#### [PROBLEM REQUIREMENTS]
Restate the whole listing word for word. Pictures are left out.

# SOURCE MATERIAL start

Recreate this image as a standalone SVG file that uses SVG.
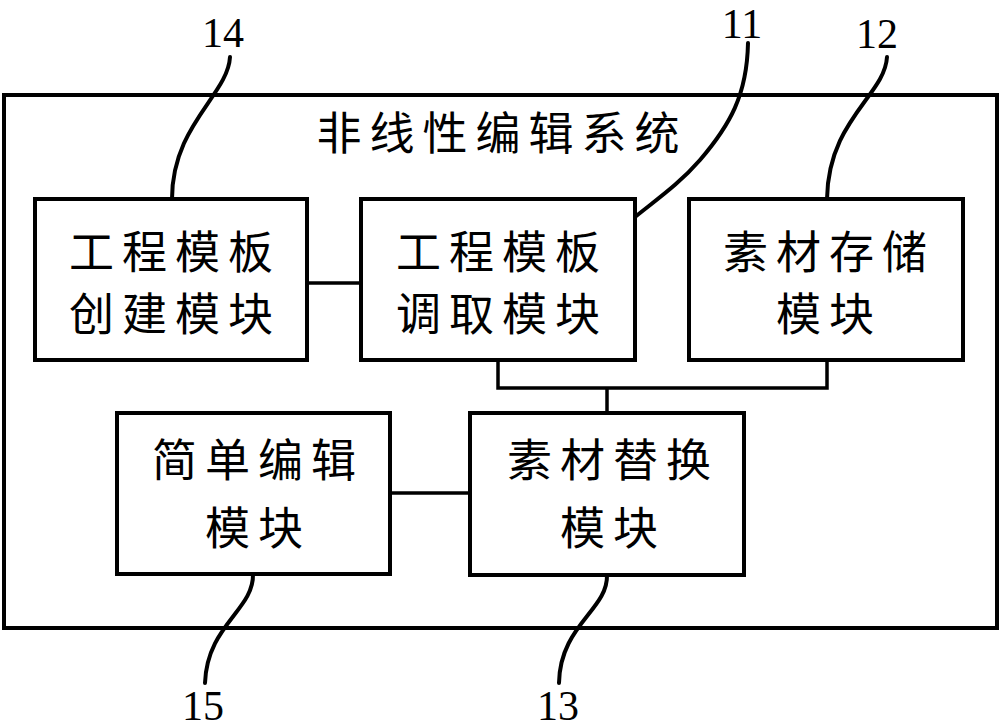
<svg xmlns="http://www.w3.org/2000/svg" width="1000" height="728" viewBox="0 0 1000 728">
<style>
.box{fill:#fff;stroke:#000;stroke-width:4}
.con{fill:none;stroke:#000;stroke-width:3.5}
.lead{fill:none;stroke:#000;stroke-width:4;stroke-linecap:round}
.t{font-family:"Noto Sans CJK SC","Liberation Serif",serif;font-size:45px;letter-spacing:8px;text-anchor:middle;dominant-baseline:central;fill:#000}
.n{font-family:"Liberation Serif",serif;font-size:42px;text-anchor:middle;fill:#000}
</style>
<rect width="1000" height="728" fill="#fff"/>
<g id="system">
<rect class="box" x="4" y="95" width="993" height="533"/>
<text class="t" x="502" y="130">非线性编辑系统</text>
</g>
<g id="connectors">
<line class="con" x1="307" y1="283" x2="361" y2="283"/>
<polyline class="con" points="498,361 498,388 827,388 827,361"/>
<line class="con" x1="607" y1="388" x2="607" y2="413"/>
<line class="con" x1="390" y1="493" x2="470" y2="493"/>
<path class="lead" d="M230,57 C228,95 172,125 172,199"/>
<path class="lead" d="M748,43 C747,95 730,125 700,160 C680,183 660,197 635,217"/>
<path class="lead" d="M887,57 C885,95 828,120 827,199"/>
<path class="lead" d="M253,574 C254,610 207,625 205,683"/>
<path class="lead" d="M607,575 C608,610 560,625 559,683"/>
</g>
<g id="node14">
<rect class="box" x="35" y="199" width="272" height="161"/>
<text class="t" x="175" y="249">工程模板</text>
<text class="t" x="175" y="311">创建模块</text>
</g>
<g id="node11">
<rect class="box" x="361" y="199" width="274" height="161"/>
<text class="t" x="502" y="249">工程模板</text>
<text class="t" x="502" y="311">调取模块</text>
</g>
<g id="node12">
<rect class="box" x="689" y="199" width="274" height="161"/>
<text class="t" x="829" y="249">素材存储</text>
<text class="t" x="829" y="311">模块</text>
</g>
<g id="node15">
<rect class="box" x="117" y="413" width="273" height="161"/>
<text class="t" x="258" y="457">简单编辑</text>
<text class="t" x="258" y="525">模块</text>
</g>
<g id="node13">
<rect class="box" x="470" y="413" width="274" height="162"/>
<text class="t" x="613" y="457">素材替换</text>
<text class="t" x="613" y="525">模块</text>
</g>
<g id="labels">
<text class="n" x="223" y="47">14</text>
<text class="n" x="742" y="38">11</text>
<text class="n" x="877" y="48">12</text>
<text class="n" x="203" y="720">15</text>
<text class="n" x="558" y="720">13</text>
</g>
</svg>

# SOURCE MATERIAL end

#### [SOLUTION TO THIS PROBLEM]
Recreate this image as a standalone SVG file that uses SVG.
<svg xmlns="http://www.w3.org/2000/svg" width="1000" height="728" viewBox="0 0 1000 728">
<style>
.box{fill:#fff;stroke:#000;stroke-width:4}
.con{fill:none;stroke:#000;stroke-width:3.5}
.lead{fill:none;stroke:#000;stroke-width:4;stroke-linecap:round}
.t{font-family:"Noto Sans CJK SC","Liberation Serif",serif;font-size:45px;letter-spacing:8px;text-anchor:middle;dominant-baseline:central;fill:#000}
.n{font-family:"Liberation Serif",serif;font-size:42px;text-anchor:middle;fill:#000}
</style>
<rect width="1000" height="728" fill="#fff"/>
<g id="system">
<rect class="box" x="4" y="95" width="993" height="533"/>
<text class="t" x="502" y="130">非线性编辑系统</text>
</g>
<g id="connectors">
<line class="con" x1="307" y1="283" x2="361" y2="283"/>
<polyline class="con" points="498,361 498,388 827,388 827,361"/>
<line class="con" x1="607" y1="388" x2="607" y2="413"/>
<line class="con" x1="390" y1="493" x2="470" y2="493"/>
<path class="lead" d="M230,57 C228,95 172,125 172,199"/>
<path class="lead" d="M748,43 C747,95 730,125 700,160 C680,183 660,197 635,217"/>
<path class="lead" d="M887,57 C885,95 828,120 827,199"/>
<path class="lead" d="M253,574 C254,610 207,625 205,683"/>
<path class="lead" d="M607,575 C608,610 560,625 559,683"/>
</g>
<g id="node14">
<rect class="box" x="35" y="199" width="272" height="161"/>
<text class="t" x="175" y="249">工程模板</text>
<text class="t" x="175" y="311">创建模块</text>
</g>
<g id="node11">
<rect class="box" x="361" y="199" width="274" height="161"/>
<text class="t" x="502" y="249">工程模板</text>
<text class="t" x="502" y="311">调取模块</text>
</g>
<g id="node12">
<rect class="box" x="689" y="199" width="274" height="161"/>
<text class="t" x="829" y="249">素材存储</text>
<text class="t" x="829" y="311">模块</text>
</g>
<g id="node15">
<rect class="box" x="117" y="413" width="273" height="161"/>
<text class="t" x="258" y="457">简单编辑</text>
<text class="t" x="258" y="525">模块</text>
</g>
<g id="node13">
<rect class="box" x="470" y="413" width="274" height="162"/>
<text class="t" x="613" y="457">素材替换</text>
<text class="t" x="613" y="525">模块</text>
</g>
<g id="labels">
<text class="n" x="223" y="47">14</text>
<text class="n" x="742" y="38">11</text>
<text class="n" x="877" y="48">12</text>
<text class="n" x="203" y="720">15</text>
<text class="n" x="558" y="720">13</text>
</g>
</svg>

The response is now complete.